Taking the L.A. underground -- Ventura style

A plausible way around L.A.

By Ivor Davis 03/20/2008

We’ve all gone through the nightmare. You’ve scored expensive (is there any other kind?) tickets to one of those Music Center theaters in Downtown L.A., or it’s your chance to check out those incredible acoustics at Disney Hall.

In the ’70s or ’80s — for those of you who can remember the ’70s and ’80s — you could climb behind the wheel of your gas guzzler in Ventura and swing south on the 101. And you’d do the Ventura-to-Downtown-60-mile-plus run in 1 hour and 15 minutes — on a slow day.

In 2008 — forgeddaboudit! If your destination is Downtown you had better give yourself two to three hours, and even then you’re not guaranteed to get there before the curtain goes up or the concert master gives his “A” to the string section.

I kid you not. I’ve kept a sorry tab on the Ventura-L.A. time and distance for years. Many a night we booked dinner for 6 p.m., hoping to eat in leisurely fashion and stroll a few blocks up Grand Avenue for an 8 p.m. show. Before we even hit Victoria or Vineyard the traffic began to slow. And I’ve lost count of the number of times I’ve had to phone the restaurant, cancel the reservation because of the clog, or even worse, make it to the restaurant 20 minutes before curtain up — cram dinner into 15 minutes, causing dyspepsia and aggression, not to mention exacerbating blood pressure — and that’s before you get to the theater.

I wish I could say relief is on the way (diamond lanes on the 101 — you’ve got to be kidding), which leaves us with one solution if you want to be revolutionary, bold and daring and do something most Venturans would never conceive of.

How about — ready for it — riding the Los Angeles County Metropolitan Transportation Authority’s subway system into the heart of Downtown.
I know, I know. That’s pretty shocking to anyone who thinks the subway is a foreign means of transportation. You know: the Brits with their Tube, the French with Le Metro and New Yorkers with their grubby subway.

But the other weekend, heading to a play at the L.A. Music Center, we took the gamble — and surprise, surprise. It turned out to be a marvelous experience.

OK, ready? Write this down. You head south and get off the 101 at Lankershim Boulevard. Go north a couple of miles, and suddenly there it is at the Chandler intersection — on your right, a gleaming modernistic-looking glass and steel structure: The North Hollywood Metro station. And you can park your car for free and wait on the platform for the highly colored metro train.

We went on a Saturday afternoon, so maybe we missed the daily rush hour. And when I told friends in Ventura to risk this new journey they seemed impressed, until one of them snipped: “Why bother — by the time you get to North Hollywood you’re passed the worst of the traffic — and almost Downtown anyway.”

Yeah … but what about that unpredictable 15-mile slab of the Hollywood Freeway into Downtown?

But I must say the Metro Red Line ride was sheer pleasure. First of all it only costs $1.25 (if you’re older than 62 it’s just 55 cents), and once you’ve mastered the automatic ticket machines it’s smooth sailing.
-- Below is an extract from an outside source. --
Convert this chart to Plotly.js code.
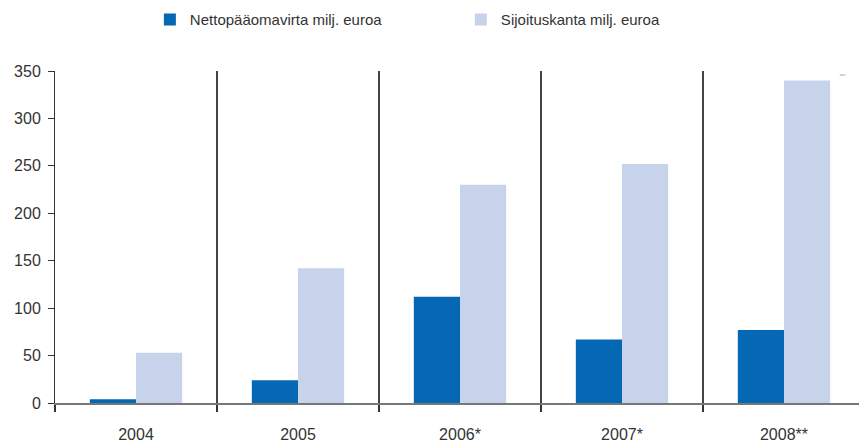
<!DOCTYPE html>
<html>
<head>
<meta charset="utf-8">
<script src="https://cdn.plot.ly/plotly-3.0.1.min.js"></script>
<style>html,body{margin:0;padding:0;background:#fff;}#chart{width:859px;height:443px;}</style>
</head>
<body>
<div id="chart"></div>
<script>
const years = ['2004', '2005', '2006*', '2007*', '2008**'];
const xPos = [0, 1, 2, 3, 4];
const nettoName = 'Nettopääomavirta milj. euroa';
const kantaName = 'Sijoituskanta milj. euroa';
const netto = [4, 24, 112, 67, 77];
const kanta = [53, 142, 230, 252, 340];
const yTicks = [0, 50, 100, 150, 200, 250, 300, 350];

const fontFam = '"Liberation Sans", Arial, sans-serif';

const traces = [
  { type: 'bar', name: nettoName, x: xPos, y: netto, marker: { color: '#0468b4' }, hoverinfo: 'skip' },
  { type: 'bar', name: kantaName, x: xPos, y: kanta, marker: { color: '#c7d3ea' }, hoverinfo: 'skip' }
];

const layout = {
  width: 859, height: 443,
  margin: { l: 55, r: 0, t: 71, b: 40, autoexpand: false },
  paper_bgcolor: '#fff', plot_bgcolor: '#fff',
  barmode: 'group', bargap: 0.43, bargroupgap: 0,
  font: { family: fontFam, color: '#333', size: 16 },
  showlegend: true,
  legend: {
    orientation: 'h', x: 0.118, xanchor: 'left', y: 1.154, yanchor: 'middle',
    font: { size: 15, color: '#333', family: fontFam },
    entrywidth: 266, entrywidthmode: 'pixels', itemwidth: 30,
    traceorder: 'normal'
  },
  xaxis: {
    range: [-0.5, 4.463], fixedrange: true, automargin: false,
    tickmode: 'array', tickvals: xPos, ticktext: years,
    ticks: '', showgrid: false, zeroline: false,
    showline: true, linecolor: '#777', linewidth: 2,
    tickfont: { size: 16, color: '#333' }, ticklabelstandoff: 16,
    minor: { tick0: 0.5, dtick: 1, ticks: 'outside', ticklen: 7, tickcolor: '#333', tickwidth: 1.3,
             showgrid: true, gridcolor: '#444', gridwidth: 1.3 }
  },
  yaxis: {
    range: [0, 350], fixedrange: true, automargin: false,
    tickmode: 'array', tickvals: yTicks,
    ticks: 'outside', ticklen: 6, tickcolor: '#333', tickwidth: 1,
    showgrid: false, zeroline: false,
    showline: true, linecolor: '#333', linewidth: 1,
    tickfont: { size: 16, color: '#333' }, ticklabelstandoff: 4
  },
  shapes: [
    { type: 'rect', xref: 'paper', yref: 'paper', x0: 0.976, x1: 0.983, y0: 0.985, y1: 0.991,
      fillcolor: '#c7d3ea', line: { width: 0 } }
  ]
};

Plotly.newPlot('chart', traces, layout, { displayModeBar: false, staticPlot: true });
</script>
</body>
</html>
The trains are astonishingly clean, not at all like those menacing Manhattan subways packed with gang members and dozing zombies depicted so horrendously in countless movies. (Actually, the Red Line, which cost a mere $5.6 billion to build, has also been featured in several Hollywood movies, including Lethal Weapon 3 and Speed.)

And what astonished me on my journey down was that no one took my ticket. In fact, would you believe the train runs on the honor system? How’s that again?
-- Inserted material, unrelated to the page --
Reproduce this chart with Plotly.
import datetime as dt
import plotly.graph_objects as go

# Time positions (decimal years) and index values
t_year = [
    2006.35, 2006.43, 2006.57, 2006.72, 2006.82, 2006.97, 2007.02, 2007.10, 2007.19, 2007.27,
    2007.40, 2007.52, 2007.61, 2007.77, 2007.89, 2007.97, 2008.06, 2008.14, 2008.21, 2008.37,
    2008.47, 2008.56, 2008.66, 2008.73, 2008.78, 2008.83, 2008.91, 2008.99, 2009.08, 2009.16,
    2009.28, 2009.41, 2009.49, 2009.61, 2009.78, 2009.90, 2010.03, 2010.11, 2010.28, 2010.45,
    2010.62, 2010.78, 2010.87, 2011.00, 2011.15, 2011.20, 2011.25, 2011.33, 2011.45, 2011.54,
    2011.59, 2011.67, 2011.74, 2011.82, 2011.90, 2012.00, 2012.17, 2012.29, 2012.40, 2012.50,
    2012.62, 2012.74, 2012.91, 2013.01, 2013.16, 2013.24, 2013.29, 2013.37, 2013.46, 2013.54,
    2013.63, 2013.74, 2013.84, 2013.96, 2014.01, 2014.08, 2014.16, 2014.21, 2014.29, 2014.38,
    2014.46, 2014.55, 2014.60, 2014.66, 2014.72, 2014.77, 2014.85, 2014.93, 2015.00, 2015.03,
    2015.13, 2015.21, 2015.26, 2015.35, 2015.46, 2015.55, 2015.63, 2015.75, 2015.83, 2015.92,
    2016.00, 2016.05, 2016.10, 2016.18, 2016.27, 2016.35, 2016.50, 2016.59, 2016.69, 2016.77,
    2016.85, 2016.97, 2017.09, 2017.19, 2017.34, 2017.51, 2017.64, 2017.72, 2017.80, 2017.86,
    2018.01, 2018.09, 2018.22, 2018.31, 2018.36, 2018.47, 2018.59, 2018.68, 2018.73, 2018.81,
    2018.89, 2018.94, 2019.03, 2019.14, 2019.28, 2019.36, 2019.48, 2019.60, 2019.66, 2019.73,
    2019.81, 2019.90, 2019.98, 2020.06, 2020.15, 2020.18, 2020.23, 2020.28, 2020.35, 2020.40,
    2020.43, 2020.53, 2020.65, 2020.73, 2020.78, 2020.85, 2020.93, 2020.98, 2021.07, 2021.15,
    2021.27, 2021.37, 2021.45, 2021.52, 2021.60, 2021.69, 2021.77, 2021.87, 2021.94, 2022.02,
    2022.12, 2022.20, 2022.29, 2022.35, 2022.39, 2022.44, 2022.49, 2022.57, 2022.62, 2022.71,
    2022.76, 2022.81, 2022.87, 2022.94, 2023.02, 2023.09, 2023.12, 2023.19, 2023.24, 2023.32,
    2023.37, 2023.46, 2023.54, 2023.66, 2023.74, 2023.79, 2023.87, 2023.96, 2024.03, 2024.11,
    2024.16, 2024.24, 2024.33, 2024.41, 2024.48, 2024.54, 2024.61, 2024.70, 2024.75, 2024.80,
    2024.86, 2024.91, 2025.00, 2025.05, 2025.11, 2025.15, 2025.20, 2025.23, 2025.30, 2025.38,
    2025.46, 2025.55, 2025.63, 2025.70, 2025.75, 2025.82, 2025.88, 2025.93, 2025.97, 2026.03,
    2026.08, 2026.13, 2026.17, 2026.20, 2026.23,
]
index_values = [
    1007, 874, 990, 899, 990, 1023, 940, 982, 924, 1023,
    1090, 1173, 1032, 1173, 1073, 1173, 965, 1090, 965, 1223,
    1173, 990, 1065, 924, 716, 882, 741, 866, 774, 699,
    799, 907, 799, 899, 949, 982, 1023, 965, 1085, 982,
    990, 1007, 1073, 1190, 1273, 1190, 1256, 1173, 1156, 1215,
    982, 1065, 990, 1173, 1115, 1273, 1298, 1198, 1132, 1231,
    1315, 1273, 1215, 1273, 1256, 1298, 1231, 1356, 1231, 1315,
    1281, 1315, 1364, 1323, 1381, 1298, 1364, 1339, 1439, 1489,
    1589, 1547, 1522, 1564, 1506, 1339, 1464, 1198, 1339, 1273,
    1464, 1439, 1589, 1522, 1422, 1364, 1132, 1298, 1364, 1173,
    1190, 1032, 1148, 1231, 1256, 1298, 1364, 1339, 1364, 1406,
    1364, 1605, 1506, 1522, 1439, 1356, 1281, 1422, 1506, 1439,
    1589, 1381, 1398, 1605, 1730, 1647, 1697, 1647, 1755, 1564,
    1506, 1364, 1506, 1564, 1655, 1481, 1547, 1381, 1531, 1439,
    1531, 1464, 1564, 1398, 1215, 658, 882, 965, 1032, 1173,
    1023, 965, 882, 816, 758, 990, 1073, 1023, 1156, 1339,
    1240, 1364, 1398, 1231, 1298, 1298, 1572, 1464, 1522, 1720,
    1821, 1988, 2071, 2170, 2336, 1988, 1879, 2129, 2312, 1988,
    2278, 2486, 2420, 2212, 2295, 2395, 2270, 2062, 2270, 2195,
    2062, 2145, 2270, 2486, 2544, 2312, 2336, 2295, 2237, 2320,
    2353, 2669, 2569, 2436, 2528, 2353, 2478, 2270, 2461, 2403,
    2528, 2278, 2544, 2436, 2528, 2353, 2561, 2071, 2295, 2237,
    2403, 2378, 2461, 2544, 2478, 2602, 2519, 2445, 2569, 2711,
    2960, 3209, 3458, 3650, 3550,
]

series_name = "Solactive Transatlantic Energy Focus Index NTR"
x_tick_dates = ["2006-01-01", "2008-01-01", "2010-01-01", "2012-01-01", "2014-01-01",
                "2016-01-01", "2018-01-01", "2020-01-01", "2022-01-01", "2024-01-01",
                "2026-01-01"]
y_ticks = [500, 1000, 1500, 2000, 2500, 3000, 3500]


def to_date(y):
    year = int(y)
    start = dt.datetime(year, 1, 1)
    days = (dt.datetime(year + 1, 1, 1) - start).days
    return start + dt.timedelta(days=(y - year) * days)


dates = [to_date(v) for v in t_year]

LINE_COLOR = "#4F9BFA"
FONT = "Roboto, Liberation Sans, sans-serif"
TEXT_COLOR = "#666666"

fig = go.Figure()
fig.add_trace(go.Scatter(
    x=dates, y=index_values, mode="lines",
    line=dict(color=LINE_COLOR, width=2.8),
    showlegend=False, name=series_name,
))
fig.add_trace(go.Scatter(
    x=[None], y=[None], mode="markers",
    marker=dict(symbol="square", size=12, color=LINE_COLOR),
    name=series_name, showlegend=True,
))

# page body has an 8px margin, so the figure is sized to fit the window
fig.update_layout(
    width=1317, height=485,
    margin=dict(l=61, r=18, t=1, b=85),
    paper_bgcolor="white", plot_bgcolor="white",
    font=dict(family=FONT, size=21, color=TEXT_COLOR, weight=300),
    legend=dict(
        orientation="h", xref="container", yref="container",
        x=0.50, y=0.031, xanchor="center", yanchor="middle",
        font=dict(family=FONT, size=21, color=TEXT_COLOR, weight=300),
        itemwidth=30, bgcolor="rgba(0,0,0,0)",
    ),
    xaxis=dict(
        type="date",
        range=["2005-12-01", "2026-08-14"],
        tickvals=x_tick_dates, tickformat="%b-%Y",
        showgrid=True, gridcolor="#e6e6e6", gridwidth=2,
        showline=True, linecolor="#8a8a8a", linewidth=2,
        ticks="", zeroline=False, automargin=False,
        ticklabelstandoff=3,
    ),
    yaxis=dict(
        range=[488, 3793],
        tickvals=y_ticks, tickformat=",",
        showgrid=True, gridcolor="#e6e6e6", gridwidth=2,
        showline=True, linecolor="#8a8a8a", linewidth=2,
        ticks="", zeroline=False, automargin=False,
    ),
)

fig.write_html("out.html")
All the stations are likewise clean and sparkling. No graffiti. The ride to Downtown is 17 miles — and while the train can go up to 70 mph, it proceeded on this occasion at a leisurely pace, taking just less than 30 minutes through 12 stations until we arrived at the Civic Center/ Tom Bradley Station — that’s one before the end of the line, Union Station, which hooks up to Amtrak and Metrolink.

Because it was Saturday there were no hordes of office workers heading Downtown, as there are on weekdays. And the peace and quiet was a treat.
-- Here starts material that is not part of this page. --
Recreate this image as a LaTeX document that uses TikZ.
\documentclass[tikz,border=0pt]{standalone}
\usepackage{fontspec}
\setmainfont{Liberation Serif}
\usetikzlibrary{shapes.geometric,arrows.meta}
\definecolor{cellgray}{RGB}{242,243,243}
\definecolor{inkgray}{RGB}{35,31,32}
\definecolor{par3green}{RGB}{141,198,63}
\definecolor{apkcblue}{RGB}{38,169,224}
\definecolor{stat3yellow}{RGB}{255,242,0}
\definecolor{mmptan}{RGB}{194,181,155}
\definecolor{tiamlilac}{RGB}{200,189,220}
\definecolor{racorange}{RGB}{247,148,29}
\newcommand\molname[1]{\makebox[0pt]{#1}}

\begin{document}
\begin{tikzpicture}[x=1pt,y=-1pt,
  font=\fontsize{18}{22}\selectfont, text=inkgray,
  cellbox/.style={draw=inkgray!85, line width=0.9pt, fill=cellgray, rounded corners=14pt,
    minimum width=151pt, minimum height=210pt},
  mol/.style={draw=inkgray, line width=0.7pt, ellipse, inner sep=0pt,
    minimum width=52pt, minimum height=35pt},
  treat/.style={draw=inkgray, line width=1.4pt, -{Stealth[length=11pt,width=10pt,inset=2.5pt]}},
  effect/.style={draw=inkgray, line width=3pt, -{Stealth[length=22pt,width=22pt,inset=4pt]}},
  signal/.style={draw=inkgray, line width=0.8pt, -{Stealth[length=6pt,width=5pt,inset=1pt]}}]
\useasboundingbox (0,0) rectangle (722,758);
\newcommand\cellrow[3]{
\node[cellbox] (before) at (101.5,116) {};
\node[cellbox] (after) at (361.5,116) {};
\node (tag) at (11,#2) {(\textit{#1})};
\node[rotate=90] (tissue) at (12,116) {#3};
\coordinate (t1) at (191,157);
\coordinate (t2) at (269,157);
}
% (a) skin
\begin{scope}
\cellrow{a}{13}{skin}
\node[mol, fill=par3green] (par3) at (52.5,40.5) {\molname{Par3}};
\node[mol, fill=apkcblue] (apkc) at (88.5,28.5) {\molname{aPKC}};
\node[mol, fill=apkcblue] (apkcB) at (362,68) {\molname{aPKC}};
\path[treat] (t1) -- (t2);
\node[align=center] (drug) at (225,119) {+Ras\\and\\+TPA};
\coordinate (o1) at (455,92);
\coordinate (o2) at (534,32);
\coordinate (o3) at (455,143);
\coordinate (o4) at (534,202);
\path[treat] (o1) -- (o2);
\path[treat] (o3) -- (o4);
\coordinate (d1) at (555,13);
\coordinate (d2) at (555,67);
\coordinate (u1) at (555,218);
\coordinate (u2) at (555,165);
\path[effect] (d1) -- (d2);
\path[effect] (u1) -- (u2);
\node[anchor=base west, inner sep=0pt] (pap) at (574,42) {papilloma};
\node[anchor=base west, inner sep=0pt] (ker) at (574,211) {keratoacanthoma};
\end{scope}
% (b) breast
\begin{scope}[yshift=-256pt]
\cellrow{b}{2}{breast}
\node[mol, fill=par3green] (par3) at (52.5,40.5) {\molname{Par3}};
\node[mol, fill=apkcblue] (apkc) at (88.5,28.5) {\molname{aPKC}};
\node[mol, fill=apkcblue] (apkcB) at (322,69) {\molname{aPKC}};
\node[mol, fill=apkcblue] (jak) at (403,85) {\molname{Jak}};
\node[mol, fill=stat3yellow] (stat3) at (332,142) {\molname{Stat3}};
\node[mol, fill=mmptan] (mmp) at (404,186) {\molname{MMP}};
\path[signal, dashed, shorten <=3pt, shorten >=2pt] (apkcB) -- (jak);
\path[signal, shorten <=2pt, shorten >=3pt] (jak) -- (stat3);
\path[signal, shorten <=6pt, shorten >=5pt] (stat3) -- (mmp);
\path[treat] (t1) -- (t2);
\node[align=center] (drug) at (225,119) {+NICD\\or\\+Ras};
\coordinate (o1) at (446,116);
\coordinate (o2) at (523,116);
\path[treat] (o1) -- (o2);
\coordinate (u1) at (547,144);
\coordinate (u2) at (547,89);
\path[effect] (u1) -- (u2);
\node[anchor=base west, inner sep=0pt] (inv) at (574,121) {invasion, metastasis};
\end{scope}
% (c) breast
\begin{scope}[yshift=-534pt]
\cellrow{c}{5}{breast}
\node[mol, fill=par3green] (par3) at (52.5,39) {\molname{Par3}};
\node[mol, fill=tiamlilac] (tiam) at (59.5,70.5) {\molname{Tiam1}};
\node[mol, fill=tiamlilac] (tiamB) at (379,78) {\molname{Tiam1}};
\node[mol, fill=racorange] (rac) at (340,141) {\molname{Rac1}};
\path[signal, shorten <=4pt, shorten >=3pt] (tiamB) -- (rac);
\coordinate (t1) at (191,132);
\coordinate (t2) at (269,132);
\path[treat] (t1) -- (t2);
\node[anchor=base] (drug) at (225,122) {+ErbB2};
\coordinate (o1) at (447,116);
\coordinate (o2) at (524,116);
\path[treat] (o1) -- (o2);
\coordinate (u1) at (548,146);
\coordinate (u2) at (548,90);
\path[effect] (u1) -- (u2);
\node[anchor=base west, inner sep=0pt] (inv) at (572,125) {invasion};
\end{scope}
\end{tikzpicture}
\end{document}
At Civic Center the up escalator deposited me one block from the Music Center and just a couple of blocks to Disney Hall. And I didn’t have to worry about the Music Center’s pricey parking or fighting the bumper-to-bumper procession of cars, with their attendant carbon monoxide poisoning out of the underground car park after the show.

But there’s still the point that you have to take your car all the way to North Hollywood. So you might want to park at the Woodland Hills station and then take the orange line to the North Hollywood red line station — and then to Downtown.

You can actually plan your preferred route. Just go to their Web site, www.metro.net and punch in the trip planner — and have fun on ways to take the train to Staples Center, the Convention Center, or even LAX.

Still, when all is said and done I suppose taking the L.A. Underground is so-called progress — although it still doesn’t come close to my hometown of London.